Boeteoefeningen zijn, wanneer uitgevoerd door een gelovige met de juiste
instelling, een mysterieuze bevestiging van het sacrale verbond tussen Christus
en ons.
Wij
moeten weten en horen wat de Kerk wil dat wij bidden en bemediteren, net zoals
wij lucht nodig hebben om te kunnen ademen en voedsel om te eten.
De
oratie van vandaag was, zoals we hierboven konden lezen, een van de vele die
gebruikt werden om mensen aan te sporen om te vasten gedurende de zevende
maand. We hebben oude preken over deze september-vastentijd (de zogenaamde “Quatertemperdagen”
die na de liturgische hervorming door Vaticanum II niet meer op de Romeinse
kalender werden genoteerd), net zoals over de Advent, de vastentijd van de “tiende
maand”. (De tijd werd toentertijd op een andere manier berekend, omdat de kalender
geleidelijk veranderde en er maanden bijkwamen).
We hebben, bijvoorbeeld, de wijze preken
van de H. Leo I, paus, (+460), bijgenaamd de Grote, over de Advent als vastentijd.
“Wat kan meer reddend zijn voor ons dan het vasten, door welk gebruik we
dichter bij God komen, en standvastig kunnen zijn tegenover de duivel en de
valsheden waartegen we moeten strijden.

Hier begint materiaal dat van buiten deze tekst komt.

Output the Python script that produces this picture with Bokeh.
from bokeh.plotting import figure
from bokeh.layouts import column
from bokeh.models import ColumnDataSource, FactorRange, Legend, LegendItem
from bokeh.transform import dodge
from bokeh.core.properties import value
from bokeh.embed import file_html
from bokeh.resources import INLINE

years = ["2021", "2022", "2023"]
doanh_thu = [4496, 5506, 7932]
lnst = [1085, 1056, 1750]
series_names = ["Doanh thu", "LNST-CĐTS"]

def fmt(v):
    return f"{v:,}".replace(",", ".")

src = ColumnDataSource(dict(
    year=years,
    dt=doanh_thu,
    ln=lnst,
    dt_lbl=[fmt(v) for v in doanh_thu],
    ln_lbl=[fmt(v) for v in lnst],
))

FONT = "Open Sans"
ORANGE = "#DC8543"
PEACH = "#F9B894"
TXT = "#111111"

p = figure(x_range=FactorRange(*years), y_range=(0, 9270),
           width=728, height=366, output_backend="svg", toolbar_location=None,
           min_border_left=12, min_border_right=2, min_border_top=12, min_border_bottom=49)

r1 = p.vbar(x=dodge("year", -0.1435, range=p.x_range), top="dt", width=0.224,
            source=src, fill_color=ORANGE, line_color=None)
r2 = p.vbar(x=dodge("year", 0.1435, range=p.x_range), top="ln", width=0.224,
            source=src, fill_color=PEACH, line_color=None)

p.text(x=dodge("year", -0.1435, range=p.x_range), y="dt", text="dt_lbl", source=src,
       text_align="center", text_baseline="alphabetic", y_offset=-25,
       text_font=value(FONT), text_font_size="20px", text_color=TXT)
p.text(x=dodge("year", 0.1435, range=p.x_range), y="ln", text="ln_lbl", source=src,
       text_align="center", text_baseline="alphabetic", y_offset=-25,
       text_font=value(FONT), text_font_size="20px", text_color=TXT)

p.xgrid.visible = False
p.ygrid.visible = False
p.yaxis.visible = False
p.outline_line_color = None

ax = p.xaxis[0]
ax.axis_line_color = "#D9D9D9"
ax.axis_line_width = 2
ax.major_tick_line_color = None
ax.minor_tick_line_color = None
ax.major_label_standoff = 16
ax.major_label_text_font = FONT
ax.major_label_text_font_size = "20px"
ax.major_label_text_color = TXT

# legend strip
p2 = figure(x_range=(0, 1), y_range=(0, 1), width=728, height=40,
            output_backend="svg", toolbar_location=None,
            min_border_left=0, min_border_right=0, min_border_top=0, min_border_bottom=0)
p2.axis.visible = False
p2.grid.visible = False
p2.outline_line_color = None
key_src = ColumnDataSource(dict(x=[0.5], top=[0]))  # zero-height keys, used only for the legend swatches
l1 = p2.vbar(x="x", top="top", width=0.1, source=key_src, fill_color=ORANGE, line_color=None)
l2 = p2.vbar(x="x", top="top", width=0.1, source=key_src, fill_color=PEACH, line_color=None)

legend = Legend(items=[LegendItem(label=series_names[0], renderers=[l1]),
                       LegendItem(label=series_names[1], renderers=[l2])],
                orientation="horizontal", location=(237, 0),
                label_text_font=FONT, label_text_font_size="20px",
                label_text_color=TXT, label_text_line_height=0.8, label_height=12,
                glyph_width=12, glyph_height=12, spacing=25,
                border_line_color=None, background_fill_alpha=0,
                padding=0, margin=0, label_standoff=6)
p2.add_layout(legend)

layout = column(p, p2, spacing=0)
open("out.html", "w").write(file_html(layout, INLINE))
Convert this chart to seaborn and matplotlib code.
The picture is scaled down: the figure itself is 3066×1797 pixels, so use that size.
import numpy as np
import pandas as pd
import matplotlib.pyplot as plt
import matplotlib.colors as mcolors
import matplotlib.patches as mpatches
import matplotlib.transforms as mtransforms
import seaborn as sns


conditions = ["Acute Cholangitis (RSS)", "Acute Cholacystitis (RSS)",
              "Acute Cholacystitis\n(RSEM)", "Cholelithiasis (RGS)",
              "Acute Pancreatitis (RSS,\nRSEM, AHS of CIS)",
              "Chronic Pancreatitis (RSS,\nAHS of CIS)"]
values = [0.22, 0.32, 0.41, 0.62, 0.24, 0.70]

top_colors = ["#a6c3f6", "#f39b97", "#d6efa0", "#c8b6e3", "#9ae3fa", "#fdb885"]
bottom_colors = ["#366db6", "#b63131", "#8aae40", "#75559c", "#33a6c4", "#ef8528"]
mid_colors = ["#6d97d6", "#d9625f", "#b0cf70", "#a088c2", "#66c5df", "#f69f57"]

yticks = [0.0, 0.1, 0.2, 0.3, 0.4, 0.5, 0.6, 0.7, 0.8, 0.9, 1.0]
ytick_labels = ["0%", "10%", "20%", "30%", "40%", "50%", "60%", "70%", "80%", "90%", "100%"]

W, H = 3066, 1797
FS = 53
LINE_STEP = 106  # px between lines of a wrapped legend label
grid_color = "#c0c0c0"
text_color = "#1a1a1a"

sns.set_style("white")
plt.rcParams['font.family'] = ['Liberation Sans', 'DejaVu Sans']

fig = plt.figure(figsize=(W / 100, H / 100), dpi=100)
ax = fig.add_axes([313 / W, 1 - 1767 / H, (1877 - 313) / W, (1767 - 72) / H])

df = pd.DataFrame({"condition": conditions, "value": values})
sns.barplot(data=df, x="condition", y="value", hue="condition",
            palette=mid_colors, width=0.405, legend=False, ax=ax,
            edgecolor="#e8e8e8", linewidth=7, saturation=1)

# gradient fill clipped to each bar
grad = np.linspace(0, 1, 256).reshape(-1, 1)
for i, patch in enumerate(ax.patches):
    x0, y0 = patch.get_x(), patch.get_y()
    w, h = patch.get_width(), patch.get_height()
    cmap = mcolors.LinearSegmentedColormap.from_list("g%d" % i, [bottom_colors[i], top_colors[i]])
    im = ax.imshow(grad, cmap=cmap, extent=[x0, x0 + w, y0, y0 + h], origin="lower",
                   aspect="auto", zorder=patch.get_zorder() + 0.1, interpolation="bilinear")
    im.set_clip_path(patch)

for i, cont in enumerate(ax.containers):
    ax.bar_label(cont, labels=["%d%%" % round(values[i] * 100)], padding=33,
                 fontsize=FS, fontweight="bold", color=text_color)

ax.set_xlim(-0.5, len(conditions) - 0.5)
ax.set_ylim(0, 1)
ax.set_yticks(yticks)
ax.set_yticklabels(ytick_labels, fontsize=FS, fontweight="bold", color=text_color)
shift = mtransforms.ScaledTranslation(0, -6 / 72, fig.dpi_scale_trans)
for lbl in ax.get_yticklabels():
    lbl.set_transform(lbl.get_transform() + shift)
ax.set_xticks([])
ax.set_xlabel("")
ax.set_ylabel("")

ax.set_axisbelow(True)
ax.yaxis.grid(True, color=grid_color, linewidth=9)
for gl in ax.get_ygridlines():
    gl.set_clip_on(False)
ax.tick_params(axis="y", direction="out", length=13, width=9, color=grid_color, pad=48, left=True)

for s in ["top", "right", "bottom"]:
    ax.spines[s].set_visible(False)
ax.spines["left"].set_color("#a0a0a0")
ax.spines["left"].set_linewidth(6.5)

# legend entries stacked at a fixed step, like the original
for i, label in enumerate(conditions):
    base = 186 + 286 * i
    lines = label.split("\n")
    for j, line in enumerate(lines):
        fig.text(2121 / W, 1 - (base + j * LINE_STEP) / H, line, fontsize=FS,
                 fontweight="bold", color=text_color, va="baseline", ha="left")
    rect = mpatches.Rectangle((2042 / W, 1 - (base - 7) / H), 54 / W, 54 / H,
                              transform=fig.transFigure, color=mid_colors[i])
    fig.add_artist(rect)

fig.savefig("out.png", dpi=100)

Want vasten was altijd het voedsel van
de deugden. Door de onthouding worden de gedachten zuiver, de beslissingen
juist en de raadgevingen heilzaam. En door vrijwillig lijden ver-sterft het
vlees de ongeordende verlangens, en neemt de geest sterk toe in geestelijke
wijsheid en goede deugd. Maar omdat de redding van onze zielen niet alleen
afhangt van het vasten, moeten we dit aanvullen met het geven van aalmoezen aan
de armen onder ons. Laten we alles wat we graag doen, omvormen tot deugd. Laat hetgeen
waarvan wij ons onthouden het diner zijn voor de armen”.
”Een andere grote heilige die ook hamerde op het geven
van aalmoezen tijdens de Advent was de
H. Basilius van Caesarea (+379), ook bijgenaamd de Grote. “Het gebod is
duidelijk: de hongerige man sterft momenteel, de naakte man bevriest
momenteel, de persoon met schulden wordt
momenteel geslagen - en u wilt wachten tot morgen?” In de oude Kerk, was het
onthouden van de goede dingen in het leven nauw verbonden met het doen van
goede werken voor de armen, waaronder vooral het geven van aalmoezen. Dat gold
toen, dat geldt vandaag voor ons niet minder.